Above, the Bacara Resort and Spa combines stunning Spanish-style architecture with a breathtaking view of the Pacific Ocean in Santa Barbara, California. Photo by Bacara Resort & Spa/Courtesy of Visit Santa Barbara.

A beach trip isn’t necessarily about the sand and surf. What makes some destinations stand out comes through the architecture and natural landscape you’ll find within its borders. (For instance, there’s a big difference between a highly developed beach with a busy boardwalk versus a tiny shore village where quaint homes outnumber hotels.) If you’re looking for a beach town or city where you’ll find a scenic view no matter how far you are from the sea, here are a few of our favorite locales that fit the bill:

Santa Barbara, California

Photo by Mark Weber/Courtesy of Visit Santa Barbara

Nicknamed the “American Riviera”, calling this picture-perfect destination a beach town would be an understatement. Instead, every block has its own character — yet all is beautiful. From resorts overlooking the ocean to the downtown shopping district of State Street (above), there just isn’t a bad view to be had.

Palm Beach, Florida

Photo by Discover The Palm Beaches

Since the early 1890s, Palm Beach has become famous for exquisite estates and elegant resorts. For a quieter day of exploring, spend an afternoon among flowers and foliage in the gardens found throughout. Whether it’s the pocket gardens found on Worth Avenue, or the sculpture gardens at The Society of the Four Arts and the Norton House (across the lagoon in West Palm Beach), you’ll get to experience a very different side of a familiar destination.

Cape May, New Jersey

Photo by mbtrama via Flickr

If you like Victorian architecture, then you’ll love Cape May. Located on the southernmost tip of New Jersey, this beach town has a quiet atmosphere that makes it a welcome respite from a hectic schedule. Old-fashioned independent restaurants and shops abound — and inland, you’ll find a surprising number of wineries.

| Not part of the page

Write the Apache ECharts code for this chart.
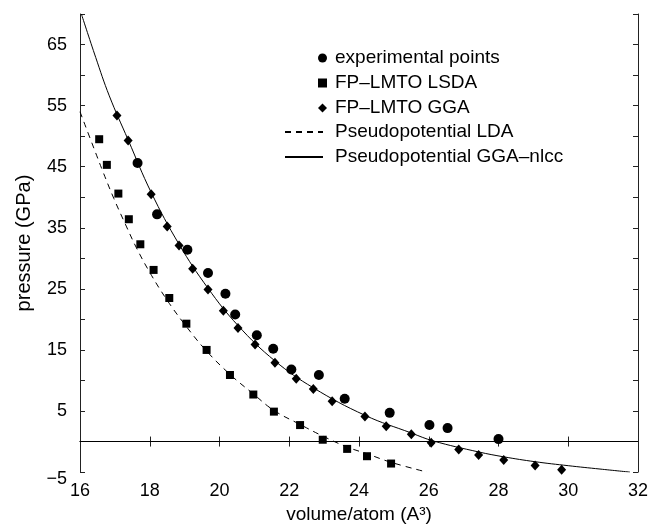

Aquinnah, Martha’s Vineyard, Massachusetts

Photo via Kindra Cline/Massachusetts Office of Tourism

This beautiful destination is undoubtedly popular, but not all parts of the island are packed with people. Take a side trip after taking in the Victorian cottages and classic New England architecture to Aquinnah, a rugged yet serene town of around 300 on the southern edge of the island. There’s unspoiled beaches, towering cliffs, and incredible views all around.

Kennebunkport, Maine

Photo by Doug Kerr via Flickr

After getting your fill of lobster rolls, spend time in Kennebunkport. Elegant 18th- and 19th-century architecture can be found throughout this historic New England town, giving it a more refined air than other beaches. Not surprisingly, it’s also a popular stop for those exploring the Southern Maine Antiques Trail.